## REQUEST
Retype every line from the start of the data down to and including the line with "import plotly.graph_objects as go". Skip the pictures.

## MATERIAL PROVIDED
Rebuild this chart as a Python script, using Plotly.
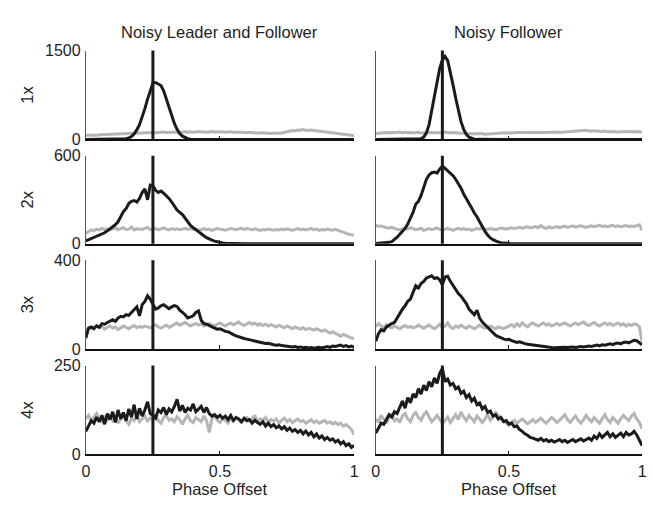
import plotly.graph_objects as go

phase = [i / 100 for i in range(101)]
col_titles = ["Noisy Leader and Follower", "Noisy Follower"]
row_labels = ["1x", "2x", "3x", "4x"]
y_max = [1500, 600, 400, 250]
x_ticks = [0, 0.5, 1]
x_tick_text = ["0", "0.5", "1"]
marker_phase = [0.25]
x_title = "Phase Offset"

# ---- Row 1 (1x) ----
lf1_black = [0]*13 + [2, 6, 12, 25, 50, 95, 160, 250, 370, 520, 680, 820, 950, 960, 930, 910, 820, 680,
                      540, 400, 270, 170, 100, 55, 28, 12, 5, 2] + [0]*60
lf1_gray = [70, 65, 72, 75, 70, 78, 80, 76, 85, 82, 90,
            88, 95, 92, 100, 96, 105, 100, 98, 110, 105,
            112, 108, 115, 110, 118, 112, 120, 115, 125, 118,
            122, 128, 120, 126, 118, 124, 130, 122, 128, 120,
            126, 132, 125, 130, 122, 128, 135, 126, 130, 124,
            128, 122, 126, 130, 120, 124, 118, 122, 115, 118,
            112, 118, 110, 115, 108, 112, 105, 110, 102, 108,
            100, 105, 110, 118, 125, 140, 150, 145, 160, 155,
            165, 150, 160, 158, 150, 145, 140, 135, 130, 125,
            120, 118, 112, 108, 100, 95, 88, 80, 72, 62, 50]
f1_black = [0]*17 + [10, 40, 110, 250, 480, 750, 1000, 1200, 1340, 1400, 1330, 1150, 920, 700, 480,
                     300, 170, 85, 38, 15, 5, 1] + [0]*62
f1_gray = [100, 105, 98, 110, 115, 108, 120, 112, 118, 125, 115,
           120, 112, 118, 110, 115, 120, 108, 112, 118, 122,
           115, 110, 118, 112, 120, 125, 118, 110, 115, 108,
           112, 105, 110, 100, 95, 100, 92, 98, 90, 95,
           88, 92, 98, 95, 100, 105, 102, 108, 112, 110,
           115, 112, 118, 115, 120, 118, 115, 120, 118, 122,
           118, 125, 120, 115, 118, 122, 120, 125, 118, 122,
           128, 125, 130, 135, 132, 140, 145, 150, 155, 148,
           140, 145, 138, 142, 135, 140, 130, 135, 128, 132,
           125, 130, 135, 128, 132, 125, 130, 135, 128, 120, 95]

# ---- Row 2 (2x) ----
lf2_black = [20, 28, 35, 42, 50, 58, 68, 75, 88, 100,
             118, 130, 150, 185, 220, 240, 275, 290, 295, 285,
             310, 350, 375, 300, 400, 395, 365, 350, 360, 345,
             330, 310, 285, 260, 230, 215, 200, 175, 150, 125,
             110, 95, 80, 65, 55, 42, 32, 25, 18, 12,
             8, 5, 3, 2] + [1]*47
lf2_gray = [70, 85, 95, 90, 100, 95, 105, 98, 102, 95,
            100, 108, 96, 104, 110, 98, 100, 115, 95, 102,
            100, 98, 105, 112, 96, 100, 104, 95, 102, 108,
            100, 95, 104, 98, 102, 96, 100, 106, 98, 104,
            96, 100, 92, 98, 104, 96, 100, 92, 98, 104,
            100, 96, 92, 98, 104, 100, 96, 102, 106, 98,
            104, 100, 96, 102, 98, 92, 98, 94, 100, 96,
            92, 98, 94, 100, 96, 102, 96, 92, 98, 104,
            96, 100, 94, 98, 104, 96, 100, 92, 98, 94,
            100, 96, 92, 98, 90, 85, 80, 72, 65, 62, 60]
f2_black = [2, 3, 4, 5, 7, 10, 15, 28, 45, 65,
            85, 105, 135, 170, 215, 270, 290, 330, 390, 440,
            470, 485, 490, 482, 510, 530, 515, 500, 485, 465,
            440, 410, 380, 340, 310, 280, 245, 210, 185, 150,
            115, 85, 60, 40, 28, 18, 12, 8, 5, 3,
            2] + [1]*50
f2_gray = [125, 120, 122, 115, 110, 108, 112, 105, 100, 95,
           102, 108, 100, 110, 104, 96, 100, 106, 92, 98,
           104, 96, 100, 108, 98, 94, 100, 104, 98, 92,
           100, 106, 98, 104, 96, 100, 92, 98, 104, 100,
           108, 102, 98, 104, 100, 96, 102, 108, 104, 100,
           106, 110, 104, 108, 112, 106, 110, 116, 108, 112,
           118, 110, 124, 112, 104, 116, 108, 112, 118, 110,
           114, 120, 112, 116, 122, 114, 118, 124, 116, 112,
           118, 122, 116, 120, 126, 118, 122, 116, 120, 126,
           118, 122, 116, 120, 124, 118, 122, 118, 124, 130, 90]

# ---- Row 3 (3x) ----
lf3_black = [50, 95, 100, 92, 105, 98, 115, 112, 120, 128,
             132, 125, 140, 148, 145, 155, 152, 165, 178, 190,
             150, 200, 215, 240, 225, 200, 180, 185, 195, 200,
             190, 182, 190, 196, 192, 175, 165, 155, 140, 145,
             150, 165, 172, 130, 115, 112, 105, 100, 95, 90,
             92, 85, 80, 78, 70, 65, 60, 55, 52, 48,
             45, 42, 38, 35, 32, 30, 28, 25, 26, 22,
             20, 18, 20, 16, 14, 15, 12, 10, 12, 8,
             10, 6, 8, 5, 7, 4, 6, 8, 5, 10,
             12, 8, 14, 12, 15, 18, 12, 16, 10, 14, 8]
lf3_gray = [80, 95, 92, 100, 105, 96, 102, 90, 98, 104,
            95, 100, 88, 96, 104, 98, 92, 100, 106, 96,
            102, 98, 104, 100, 96, 104, 110, 100, 95, 102,
            108, 98, 104, 112, 118, 108, 114, 120, 112, 104,
            110, 116, 108, 114, 104, 110, 116, 108, 104, 112,
            118, 110, 104, 112, 118, 110, 116, 122, 112, 106,
            114, 120, 112, 118, 108, 114, 106, 112, 104, 110,
            106, 100, 108, 102, 96, 104, 98, 92, 100, 94,
            90, 96, 88, 94, 90, 86, 92, 84, 80, 86,
            78, 72, 78, 70, 62, 58, 66, 60, 55, 50, 48]
f3_black = [35, 70, 88, 82, 100, 108, 115, 120, 140, 165,
            180, 195, 215, 225, 260, 285, 275, 295, 305, 320,
            325, 330, 318, 322, 312, 290, 325, 328, 305, 285,
            270, 250, 238, 220, 205, 180, 165, 155, 175, 140,
            122, 110, 95, 85, 72, 62, 56, 50, 46, 42,
            44, 38, 35, 30, 33, 28, 25, 22, 20, 18,
            16, 14, 12, 10, 9, 8, 7, 6, 7, 8,
            6, 8, 7, 9, 10, 8, 11, 12, 10, 13,
            14, 12, 16, 18, 15, 20, 18, 22, 24, 20,
            26, 28, 24, 30, 32, 28, 35, 40, 38, 30, 20]
f3_gray = [100, 115, 105, 95, 110, 100, 96, 104, 98, 92,
           100, 106, 98, 102, 96, 100, 108, 100, 94, 102,
           108, 98, 92, 100, 112, 96, 104, 118, 100, 92,
           104, 98, 108, 100, 94, 104, 98, 92, 100, 108,
           100, 94, 98, 104, 98, 92, 100, 96, 92, 98,
           104, 110, 100, 115, 104, 118, 108, 100, 112, 118,
           110, 104, 112, 118, 108, 114, 104, 110, 116, 108,
           112, 118, 110, 104, 112, 118, 110, 116, 122, 112,
           106, 114, 120, 110, 104, 112, 118, 110, 116, 106,
           112, 118, 108, 114, 104, 112, 106, 114, 110, 100, 35]

# ---- Row 4 (4x) ----
lf4_black = [65, 80, 95, 88, 105, 92, 110, 85, 115, 98,
             120, 90, 125, 100, 118, 95, 128, 105, 140, 100,
             130, 108, 125, 148, 115, 110, 102, 125, 118, 132,
             112, 128, 120, 135, 155, 122, 138, 118, 130, 125,
             142, 120, 128, 135, 118, 132, 115, 108, 112, 104,
             110, 102, 108, 98, 110, 96, 104, 100, 92, 102,
             95, 98, 88, 96, 90, 85, 92, 80, 88, 78,
             84, 75, 80, 72, 78, 68, 74, 65, 70, 62,
             68, 58, 66, 55, 62, 50, 58, 46, 52, 42,
             48, 40, 44, 35, 40, 30, 36, 25, 30, 20, 25]
lf4_gray = [100, 110, 95, 105, 115, 100, 90, 108, 98, 112,
            95, 105, 88, 100, 112, 95, 85, 102, 96, 110,
            92, 100, 108, 94, 102, 98, 112, 95, 88, 104,
            110, 96, 100, 92, 106, 98, 85, 100, 110, 95,
            90, 104, 98, 92, 108, 95, 62, 100, 112, 96,
            90, 102, 96, 88, 100, 94, 104, 96, 90, 98,
            104, 95, 100, 110, 92, 100, 96, 104, 90, 98,
            94, 100, 88, 96, 102, 92, 98, 90, 96, 100,
            92, 96, 88, 94, 98, 90, 94, 88, 92, 96,
            88, 92, 86, 90, 84, 88, 80, 84, 78, 70, 55]
f4_black = [60, 75, 88, 85, 100, 112, 105, 120, 115, 135,
            150, 130, 160, 145, 170, 160, 185, 170, 195, 180,
            205, 190, 215, 200, 228, 242, 205, 212, 195, 200,
            185, 190, 172, 178, 160, 168, 150, 158, 140, 145,
            128, 135, 118, 122, 108, 112, 100, 104, 92, 95,
            85, 88, 78, 80, 70, 65, 58, 54, 48, 46,
            42, 40, 45, 38, 42, 36, 40, 35, 38, 42,
            36, 40, 34, 38, 42, 36, 40, 44, 38, 42,
            46, 40, 52, 45, 58, 48, 55, 62, 50, 58,
            48, 55, 60, 50, 62, 55, 58, 65, 55, 40, 25]
f4_gray = [100, 90, 110, 98, 88, 105, 112, 95, 100, 90,
           108, 115, 100, 92, 110, 118, 104, 96, 112, 120,
           105, 92, 100, 110, 98, 88, 95, 105, 90, 100,
           112, 98, 120, 105, 95, 110, 100, 92, 108, 98,
           90, 100, 112, 96, 104, 118, 110, 100, 95, 88,
           82, 90, 96, 88, 94, 100, 92, 86, 92, 98,
           90, 96, 102, 94, 88, 96, 104, 98, 90, 96,
           104, 112, 98, 90, 100, 108, 96, 88, 98, 110,
           100, 92, 104, 96, 88, 100, 112, 98, 90, 104,
           96, 88, 100, 110, 102, 95, 108, 115, 100, 90, 72]

panels = [
    (lf1_black, lf1_gray), (f1_black, f1_gray),
    (lf2_black, lf2_gray), (f2_black, f2_gray),
    (lf3_black, lf3_gray), (f3_black, f3_gray),
    (lf4_black, lf4_gray), (f4_black, f4_gray),
]

W, H = 653, 506
col_px = [(83, 355), (377, 647)]
row_px = [(44, 136), (153, 244), (261, 353), (370, 462)]

BLACK = "#1b1b1b"
GRAY = "#b5b5b5"
FONT = "Liberation Sans, Arial, Helvetica, sans-serif"
TXT = "#1e1e1e"

fig = go.Figure()
layout = dict(
    width=W, height=H, margin=dict(l=0, r=0, t=0, b=0),
    paper_bgcolor="white", plot_bgcolor="white", showlegend=False,
    font=dict(family=FONT, size=16, color=TXT),
)
shapes = []
annotations = []

for k, (blk, gry) in enumerate(panels):
    r, c = divmod(k, 2)
    xid = "x" if k == 0 else f"x{k+1}"
    yid = "y" if k == 0 else f"y{k+1}"
    xkey = "xaxis" if k == 0 else f"xaxis{k+1}"
    ykey = "yaxis" if k == 0 else f"yaxis{k+1}"
    fig.add_trace(go.Scatter(x=phase, y=gry, mode="lines", line=dict(color=GRAY, width=3),
                             xaxis=xid, yaxis=yid, hoverinfo="skip"))
    fig.add_trace(go.Scatter(x=phase, y=blk, mode="lines", line=dict(color=BLACK, width=3),
                             xaxis=xid, yaxis=yid, hoverinfo="skip"))
    x0, x1 = col_px[c]
    t0, t1 = row_px[r]
    layout[xkey] = dict(
        domain=[x0 / W, x1 / W], range=[0, 1], anchor=yid,
        showline=True, linecolor="#111", linewidth=1.5, mirror=False,
        ticks="inside", ticklen=4, tickcolor="#111", tickvals=x_ticks, ticktext=x_tick_text,
        showticklabels=(r == 3), showgrid=False, zeroline=False,
        tickfont=dict(size=16, family=FONT, color=TXT), ticklabelstandoff=2,
    )
    layout[ykey] = dict(
        domain=[1 - t1 / H, 1 - t0 / H], range=[0, y_max[r]], anchor=xid,
        showline=True, linecolor="#555", linewidth=1, mirror=False,
        ticks="inside", ticklen=4, tickcolor="#555", tickvals=[0, y_max[r]],
        showticklabels=(c == 0), showgrid=False, zeroline=False,
        tickfont=dict(size=16, family=FONT, color=TXT), ticklabelstandoff=1,
    )
    for mp in marker_phase:
        shapes.append(dict(type="line", xref=xid, yref=f"{yid} domain", x0=mp, x1=mp, y0=0, y1=1,
                           line=dict(color=BLACK, width=3)))
    if r == 0:
        annotations.append(dict(text=col_titles[c], xref="paper", yref="paper",
                                x=(x0 + x1) / 2 / W, y=1 - 25 / H, showarrow=False,
                                xanchor="center", yanchor="middle",
                                font=dict(size=16.5, family=FONT, color=TXT)))
    if r == 3:
        annotations.append(dict(text=x_title, xref="paper", yref="paper",
                                x=(x0 + x1) / 2 / W, y=1 - 498 / H, showarrow=False,
                                xanchor="center", yanchor="middle",
                                font=dict(size=16.5, family=FONT, color=TXT)))
    if c == 0:
        annotations.append(dict(text=row_labels[r], xref="paper", yref="paper",
                                x=23 / W, y=1 - (t0 + t1) / 2 / H, showarrow=False, textangle=-90,
                                xanchor="center", yanchor="middle",
                                font=dict(size=16.5, family=FONT, color=TXT)))

layout["shapes"] = shapes
layout["annotations"] = annotations
fig.update_layout(**layout)
fig.write_html("out.html")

## RESULT
Rebuild this chart as a Python script, using Plotly.
import plotly.graph_objects as go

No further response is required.